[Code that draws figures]
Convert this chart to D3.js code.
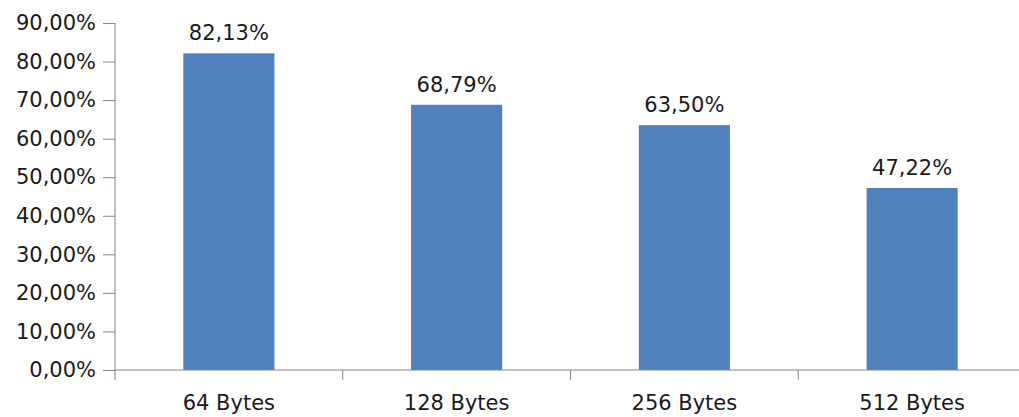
<!DOCTYPE html>
<html>
<head>
<meta charset="utf-8">
<script src="https://cdn.jsdelivr.net/npm/d3@7"></script>
<style>
  html, body { margin: 0; padding: 0; background: #fff; }
  svg text { font-family: "DejaVu Sans", sans-serif; fill: #1a1a1a; }
</style>
</head>
<body>
<svg id="chart" width="1019" height="417"></svg>
<script>
const categories = ["64 Bytes", "128 Bytes", "256 Bytes", "512 Bytes"];
const values = [82.13, 68.79, 63.50, 47.22];
const yTicks = [0, 10, 20, 30, 40, 50, 60, 70, 80, 90];

const svg = d3.select("#chart");
const plotLeft = 115, plotRight = 1026, plotTop = 23, plotBottom = 370;
const fontSize = 21;

const fmt = v => v.toFixed(2).replace(".", ",") + "%";

const x = d3.scaleBand().domain(categories).range([plotLeft, plotRight]).paddingInner(0.6).paddingOuter(0.3);
const xCat = d3.scaleBand().domain(categories).range([plotLeft, plotRight]);
const y = d3.scaleLinear().domain([0, 90]).range([plotBottom, plotTop]);

const axisColor = "#868686";

// y axis
const yAxis = svg.append("g").attr("transform", `translate(${plotLeft},0)`)
  .call(d3.axisLeft(y).tickValues(yTicks).tickFormat(fmt).tickSize(12).tickPadding(7));
yAxis.select(".domain").attr("stroke", axisColor).attr("d", `M0,${plotTop}V${plotBottom}`);
yAxis.selectAll(".tick line").attr("stroke", axisColor);
yAxis.selectAll(".tick text").attr("font-size", fontSize).attr("fill", "#1a1a1a")
  .attr("font-family", "DejaVu Sans, sans-serif");

// bars
svg.append("g").selectAll("rect").data(values).join("rect")
  .attr("x", (d, i) => x(categories[i]))
  .attr("width", x.bandwidth())
  .attr("y", d => y(d))
  .attr("height", d => y(0) - y(d))
  .attr("fill", "#4F81BD");

// x axis with boundary ticks between categories
const xg = svg.append("g");
xg.append("line").attr("x1", plotLeft).attr("x2", plotRight).attr("y1", plotBottom).attr("y2", plotBottom)
  .attr("stroke", axisColor);
xg.selectAll("line.tk").data(categories.map(c => xCat(c)).concat([plotRight])).join("line")
  .attr("class", "tk")
  .attr("x1", d => d).attr("x2", d => d)
  .attr("y1", plotBottom).attr("y2", plotBottom + 10)
  .attr("stroke", axisColor);
xg.selectAll("text").data(categories).join("text")
  .attr("x", d => xCat(d) + xCat.bandwidth() / 2)
  .attr("y", 410)
  .attr("text-anchor", "middle")
  .attr("font-size", fontSize)
  .text(d => d);

// value labels
svg.append("g").selectAll("text").data(values).join("text")
  .attr("x", (d, i) => x(categories[i]) + x.bandwidth() / 2)
  .attr("y", d => y(d) - 13)
  .attr("text-anchor", "middle")
  .attr("font-size", fontSize)
  .text(d => fmt(d));
</script>
</body>
</html>
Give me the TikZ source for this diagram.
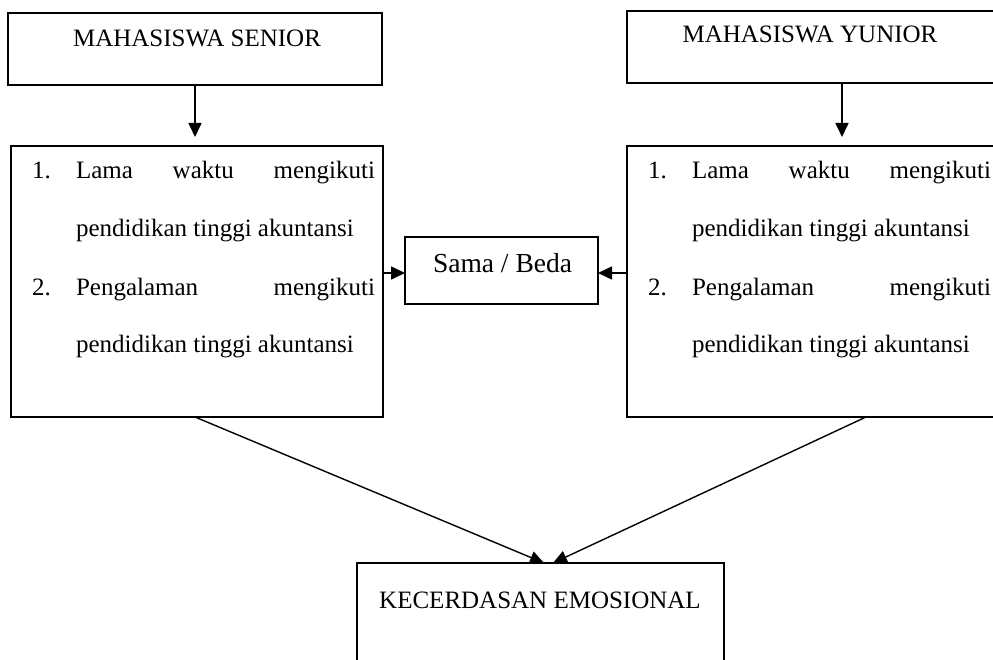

§ SET EXERCISE
Above are the records; reproduce them exactly and leave out the pictures.

§ RESULT BELOW
Convert this chart to D3.js code.
<!DOCTYPE html>
<html>
<head>
<meta charset="utf-8">
<script src="https://cdn.jsdelivr.net/npm/d3@7"></script>
<style>
  html, body { margin: 0; padding: 0; background: #fff; }
  svg text { font-family: "DejaVu Sans", sans-serif; fill: #1a1a1a; }
</style>
</head>
<body>
<svg id="chart" width="1019" height="417"></svg>
<script>
const categories = ["64 Bytes", "128 Bytes", "256 Bytes", "512 Bytes"];
const values = [82.13, 68.79, 63.50, 47.22];
const yTicks = [0, 10, 20, 30, 40, 50, 60, 70, 80, 90];

const svg = d3.select("#chart");
const plotLeft = 115, plotRight = 1026, plotTop = 23, plotBottom = 370;
const fontSize = 21;

const fmt = v => v.toFixed(2).replace(".", ",") + "%";

const x = d3.scaleBand().domain(categories).range([plotLeft, plotRight]).paddingInner(0.6).paddingOuter(0.3);
const xCat = d3.scaleBand().domain(categories).range([plotLeft, plotRight]);
const y = d3.scaleLinear().domain([0, 90]).range([plotBottom, plotTop]);

const axisColor = "#868686";

// y axis
const yAxis = svg.append("g").attr("transform", `translate(${plotLeft},0)`)
  .call(d3.axisLeft(y).tickValues(yTicks).tickFormat(fmt).tickSize(12).tickPadding(7));
yAxis.select(".domain").attr("stroke", axisColor).attr("d", `M0,${plotTop}V${plotBottom}`);
yAxis.selectAll(".tick line").attr("stroke", axisColor);
yAxis.selectAll(".tick text").attr("font-size", fontSize).attr("fill", "#1a1a1a")
  .attr("font-family", "DejaVu Sans, sans-serif");

// bars
svg.append("g").selectAll("rect").data(values).join("rect")
  .attr("x", (d, i) => x(categories[i]))
  .attr("width", x.bandwidth())
  .attr("y", d => y(d))
  .attr("height", d => y(0) - y(d))
  .attr("fill", "#4F81BD");

// x axis with boundary ticks between categories
const xg = svg.append("g");
xg.append("line").attr("x1", plotLeft).attr("x2", plotRight).attr("y1", plotBottom).attr("y2", plotBottom)
  .attr("stroke", axisColor);
xg.selectAll("line.tk").data(categories.map(c => xCat(c)).concat([plotRight])).join("line")
  .attr("class", "tk")
  .attr("x1", d => d).attr("x2", d => d)
  .attr("y1", plotBottom).attr("y2", plotBottom + 10)
  .attr("stroke", axisColor);
xg.selectAll("text").data(categories).join("text")
  .attr("x", d => xCat(d) + xCat.bandwidth() / 2)
  .attr("y", 410)
  .attr("text-anchor", "middle")
  .attr("font-size", fontSize)
  .text(d => d);

// value labels
svg.append("g").selectAll("text").data(values).join("text")
  .attr("x", (d, i) => x(categories[i]) + x.bandwidth() / 2)
  .attr("y", d => y(d) - 13)
  .attr("text-anchor", "middle")
  .attr("font-size", fontSize)
  .text(d => fmt(d));
</script>
</body>
</html>
Give me the TikZ source for this diagram.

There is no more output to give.